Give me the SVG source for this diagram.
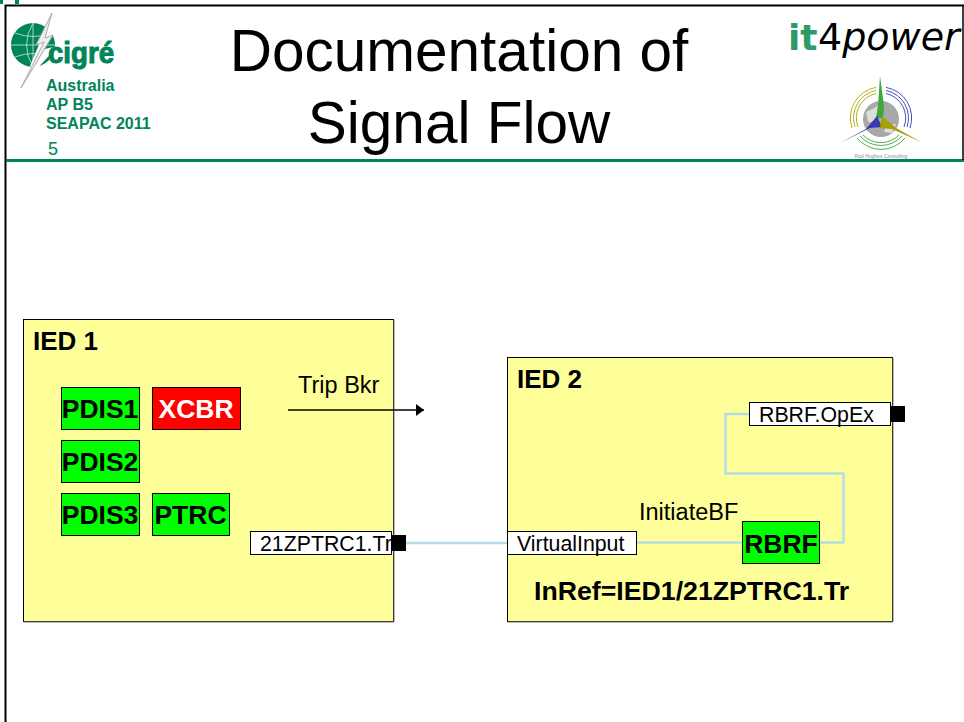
<svg xmlns="http://www.w3.org/2000/svg" width="964" height="722" viewBox="0 0 964 722">
<defs>
<marker id="arr" markerUnits="userSpaceOnUse" markerWidth="9" markerHeight="12" refX="8" refY="6" orient="auto"><path d="M0 0L8 6L0 12Z" fill="#000"/></marker>
</defs>
<style>
text{font-family:"Liberation Sans",Arial,sans-serif;fill:#000}
.ied{fill:#ffff99;stroke:#000;stroke-width:1}
.edge{fill:none;stroke:#777;stroke-width:1}
.ln{fill:#00ff00;stroke:#000;stroke-width:1}
.lbl{fill:#fff;stroke:#000;stroke-width:1}
.b{font-weight:bold;font-size:26.500px}
.h{font-weight:bold;font-size:26px}
.s{font-size:21.300px}
.m{font-size:23.500px}
.g{font-weight:bold;font-size:16px;fill:#00855a}
.w{fill:none;stroke:#b5dce6;stroke-width:2.500}
.t{font-size:58.500px}
.ring{fill:none;stroke-width:1}
</style>
<rect width="964" height="722" fill="#fff"/>
<g id="frame">
<rect x="0" y="0" width="3" height="4" fill="#00855a"/><rect x="15" y="0" width="4" height="4" fill="#00855a"/>
<path d="M5.500 722V5.500H964" fill="none" stroke="#000" stroke-width="2"/>
<path d="M6 160.500H964" stroke="#00855a" stroke-width="3"/>
<path d="M963 5V160" stroke="#000" stroke-width="1.500"/>
</g>
<g id="logo-cigre">
<circle cx="33" cy="45" r="22" fill="#00855a"/>
<path d="M11 45H55M33 23V67M15 33Q33 40 52 33M15 57Q33 50 52 57M33 23Q20 45 33 67" stroke="#cfe8dc" stroke-width=".8" fill="none"/>
<path d="M46 28L62 24L40 50L58 46L34 72L30 66Z" fill="#fff"/>
<path d="M52 13L36 45L44 42L21 88L53 35L45 38Z" fill="#eee" stroke="#aaa" stroke-width="1"/>
<text x="48" y="63" style="font-weight:bold;font-size:29px;fill:#00855a;stroke:#00855a;stroke-width:1" textLength="66" lengthAdjust="spacingAndGlyphs">cigré</text>
</g>
<g id="sidebar-text">
<text x="46" y="91" class="g">Australia</text>
<text x="46" y="110" class="g">AP B5</text>
<text x="46" y="129" class="g">SEAPAC 2011</text>
<text x="48" y="155" style="font-size:18px;fill:#00855a">5</text>
</g>
<g id="title">
<text x="459" y="71" class="t" text-anchor="middle">Documentation of</text>
<text x="459" y="143" class="t" text-anchor="middle">Signal Flow</text>
</g>
<g id="logo-it4power">
<text x="788" y="50" style="font-family:'DejaVu Sans',sans-serif;font-size:36px;font-weight:bold;fill:#2e9c6a">it</text>
<text x="818" y="50" style="font-family:'DejaVu Sans',sans-serif;font-size:38px">4<tspan font-style="italic">power</tspan></text>
</g>
<g id="logo-rod">
<circle cx="881" cy="119" r="18" fill="#a8a8a8"/>
<path d="M866 112L878 106L876 122L868 122ZM886 126L896 124L892 133L884 132Z" fill="#ddd"/>
<path class="ring" stroke="#b8b020" d="M876 87.400A31 31 0 0 0 852 128M876 90.500A28 28 0 0 0 855 127M876 93.500A25 25 0 0 0 858 127"/>
<path class="ring" stroke="#4a50c0" d="M886 87.400A31 31 0 0 1 910 128M886 90.500A28 28 0 0 1 907 127M886 93.500A25 25 0 0 1 904 127"/>
<path class="ring" stroke="#50b050" d="M857 138A31 31 0 0 0 905 138M860 136A28 28 0 0 0 902 136M863 135A25 25 0 0 0 899 135"/>
<path d="M880 76L884 106L883 118H876L878 106Z" fill="#3aa83a"/>
<path d="M840 143L866 129L877 116L882 127L870 128Z" fill="#3a3ab0"/>
<path d="M921 142L896 128L882 116L880 128L892 129Z" fill="#a8a000"/>
<text x="881" y="158" text-anchor="middle" style="font-size:5px;fill:#8a8ab0">Rod Hughes Consulting</text>
</g>
<g id="ied1">
<rect class="ied" x="23.500" y="319.500" width="370" height="302"/>
<path class="edge" d="M394 320V622H24"/>
<text x="33" y="350" class="h">IED 1</text>
<text x="298" y="393" class="m">Trip Bkr</text>
</g>
<g id="ied2">
<rect class="ied" x="507.500" y="357.500" width="385" height="264"/>
<path class="edge" d="M893 358V622H508"/>
<text x="517" y="388" class="h">IED 2</text>
<text x="639" y="520" class="m">InitiateBF</text>
<text x="534" y="600" class="h" style="font-size:26.700px">InRef=IED1/21ZPTRC1.Tr</text>
</g>
<g id="connectors">
<path class="w" d="M405 543H507"/>
<path class="w" d="M636 542.500H742"/>
<path class="w" d="M820 542.500H843.500V473.500H725.500V414H749"/>
<path d="M288 410H424" stroke="#000" stroke-width="1.500" fill="none" marker-end="url(#arr)"/>
</g>
<g id="pdis1"><rect class="ln" x="61.500" y="387.500" width="78" height="42"/><text x="100" y="418" class="b" text-anchor="middle">PDIS1</text></g>
<g id="xcbr"><rect x="152.500" y="387.500" width="88" height="42" fill="#ff0000" stroke="#000"/><text x="196" y="418" class="b" text-anchor="middle" style="fill:#fff">XCBR</text></g>
<g id="pdis2"><rect class="ln" x="61.500" y="440.500" width="78" height="42"/><text x="100" y="471" class="b" text-anchor="middle">PDIS2</text></g>
<g id="pdis3"><rect class="ln" x="61.500" y="493.500" width="78" height="42"/><text x="100" y="524" class="b" text-anchor="middle">PDIS3</text></g>
<g id="ptrc"><rect class="ln" x="152.500" y="493.500" width="77" height="42"/><text x="190.500" y="524" class="b" text-anchor="middle">PTRC</text></g>
<g id="out-21zptrc"><rect class="lbl" x="250.500" y="531.500" width="141" height="23"/><text x="260" y="551" class="s">21ZPTRC1.Tr</text><rect x="391" y="535" width="15" height="16" fill="#000"/></g>
<g id="virtual-input"><rect class="lbl" x="507.500" y="531.500" width="129" height="23"/><text x="517" y="551" class="s">VirtualInput</text></g>
<g id="rbrf-opex"><rect class="lbl" x="749.500" y="402.500" width="141" height="23"/><text x="759" y="422" class="s">RBRF.OpEx</text><rect x="891" y="406" width="14" height="16" fill="#000"/></g>
<g id="rbrf"><rect class="ln" x="742.500" y="521.500" width="77" height="42"/><text x="781" y="553" class="b" text-anchor="middle">RBRF</text></g>
</svg>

================

§ **AIM OF THE TASK**: Reproduce the full listing above verbatim, with no pictures included.

§ **TASK SOLUTION**:
Give me the SVG source for this diagram.
<svg xmlns="http://www.w3.org/2000/svg" width="964" height="722" viewBox="0 0 964 722">
<defs>
<marker id="arr" markerUnits="userSpaceOnUse" markerWidth="9" markerHeight="12" refX="8" refY="6" orient="auto"><path d="M0 0L8 6L0 12Z" fill="#000"/></marker>
</defs>
<style>
text{font-family:"Liberation Sans",Arial,sans-serif;fill:#000}
.ied{fill:#ffff99;stroke:#000;stroke-width:1}
.edge{fill:none;stroke:#777;stroke-width:1}
.ln{fill:#00ff00;stroke:#000;stroke-width:1}
.lbl{fill:#fff;stroke:#000;stroke-width:1}
.b{font-weight:bold;font-size:26.500px}
.h{font-weight:bold;font-size:26px}
.s{font-size:21.300px}
.m{font-size:23.500px}
.g{font-weight:bold;font-size:16px;fill:#00855a}
.w{fill:none;stroke:#b5dce6;stroke-width:2.500}
.t{font-size:58.500px}
.ring{fill:none;stroke-width:1}
</style>
<rect width="964" height="722" fill="#fff"/>
<g id="frame">
<rect x="0" y="0" width="3" height="4" fill="#00855a"/><rect x="15" y="0" width="4" height="4" fill="#00855a"/>
<path d="M5.500 722V5.500H964" fill="none" stroke="#000" stroke-width="2"/>
<path d="M6 160.500H964" stroke="#00855a" stroke-width="3"/>
<path d="M963 5V160" stroke="#000" stroke-width="1.500"/>
</g>
<g id="logo-cigre">
<circle cx="33" cy="45" r="22" fill="#00855a"/>
<path d="M11 45H55M33 23V67M15 33Q33 40 52 33M15 57Q33 50 52 57M33 23Q20 45 33 67" stroke="#cfe8dc" stroke-width=".8" fill="none"/>
<path d="M46 28L62 24L40 50L58 46L34 72L30 66Z" fill="#fff"/>
<path d="M52 13L36 45L44 42L21 88L53 35L45 38Z" fill="#eee" stroke="#aaa" stroke-width="1"/>
<text x="48" y="63" style="font-weight:bold;font-size:29px;fill:#00855a;stroke:#00855a;stroke-width:1" textLength="66" lengthAdjust="spacingAndGlyphs">cigré</text>
</g>
<g id="sidebar-text">
<text x="46" y="91" class="g">Australia</text>
<text x="46" y="110" class="g">AP B5</text>
<text x="46" y="129" class="g">SEAPAC 2011</text>
<text x="48" y="155" style="font-size:18px;fill:#00855a">5</text>
</g>
<g id="title">
<text x="459" y="71" class="t" text-anchor="middle">Documentation of</text>
<text x="459" y="143" class="t" text-anchor="middle">Signal Flow</text>
</g>
<g id="logo-it4power">
<text x="788" y="50" style="font-family:'DejaVu Sans',sans-serif;font-size:36px;font-weight:bold;fill:#2e9c6a">it</text>
<text x="818" y="50" style="font-family:'DejaVu Sans',sans-serif;font-size:38px">4<tspan font-style="italic">power</tspan></text>
</g>
<g id="logo-rod">
<circle cx="881" cy="119" r="18" fill="#a8a8a8"/>
<path d="M866 112L878 106L876 122L868 122ZM886 126L896 124L892 133L884 132Z" fill="#ddd"/>
<path class="ring" stroke="#b8b020" d="M876 87.400A31 31 0 0 0 852 128M876 90.500A28 28 0 0 0 855 127M876 93.500A25 25 0 0 0 858 127"/>
<path class="ring" stroke="#4a50c0" d="M886 87.400A31 31 0 0 1 910 128M886 90.500A28 28 0 0 1 907 127M886 93.500A25 25 0 0 1 904 127"/>
<path class="ring" stroke="#50b050" d="M857 138A31 31 0 0 0 905 138M860 136A28 28 0 0 0 902 136M863 135A25 25 0 0 0 899 135"/>
<path d="M880 76L884 106L883 118H876L878 106Z" fill="#3aa83a"/>
<path d="M840 143L866 129L877 116L882 127L870 128Z" fill="#3a3ab0"/>
<path d="M921 142L896 128L882 116L880 128L892 129Z" fill="#a8a000"/>
<text x="881" y="158" text-anchor="middle" style="font-size:5px;fill:#8a8ab0">Rod Hughes Consulting</text>
</g>
<g id="ied1">
<rect class="ied" x="23.500" y="319.500" width="370" height="302"/>
<path class="edge" d="M394 320V622H24"/>
<text x="33" y="350" class="h">IED 1</text>
<text x="298" y="393" class="m">Trip Bkr</text>
</g>
<g id="ied2">
<rect class="ied" x="507.500" y="357.500" width="385" height="264"/>
<path class="edge" d="M893 358V622H508"/>
<text x="517" y="388" class="h">IED 2</text>
<text x="639" y="520" class="m">InitiateBF</text>
<text x="534" y="600" class="h" style="font-size:26.700px">InRef=IED1/21ZPTRC1.Tr</text>
</g>
<g id="connectors">
<path class="w" d="M405 543H507"/>
<path class="w" d="M636 542.500H742"/>
<path class="w" d="M820 542.500H843.500V473.500H725.500V414H749"/>
<path d="M288 410H424" stroke="#000" stroke-width="1.500" fill="none" marker-end="url(#arr)"/>
</g>
<g id="pdis1"><rect class="ln" x="61.500" y="387.500" width="78" height="42"/><text x="100" y="418" class="b" text-anchor="middle">PDIS1</text></g>
<g id="xcbr"><rect x="152.500" y="387.500" width="88" height="42" fill="#ff0000" stroke="#000"/><text x="196" y="418" class="b" text-anchor="middle" style="fill:#fff">XCBR</text></g>
<g id="pdis2"><rect class="ln" x="61.500" y="440.500" width="78" height="42"/><text x="100" y="471" class="b" text-anchor="middle">PDIS2</text></g>
<g id="pdis3"><rect class="ln" x="61.500" y="493.500" width="78" height="42"/><text x="100" y="524" class="b" text-anchor="middle">PDIS3</text></g>
<g id="ptrc"><rect class="ln" x="152.500" y="493.500" width="77" height="42"/><text x="190.500" y="524" class="b" text-anchor="middle">PTRC</text></g>
<g id="out-21zptrc"><rect class="lbl" x="250.500" y="531.500" width="141" height="23"/><text x="260" y="551" class="s">21ZPTRC1.Tr</text><rect x="391" y="535" width="15" height="16" fill="#000"/></g>
<g id="virtual-input"><rect class="lbl" x="507.500" y="531.500" width="129" height="23"/><text x="517" y="551" class="s">VirtualInput</text></g>
<g id="rbrf-opex"><rect class="lbl" x="749.500" y="402.500" width="141" height="23"/><text x="759" y="422" class="s">RBRF.OpEx</text><rect x="891" y="406" width="14" height="16" fill="#000"/></g>
<g id="rbrf"><rect class="ln" x="742.500" y="521.500" width="77" height="42"/><text x="781" y="553" class="b" text-anchor="middle">RBRF</text></g>
</svg>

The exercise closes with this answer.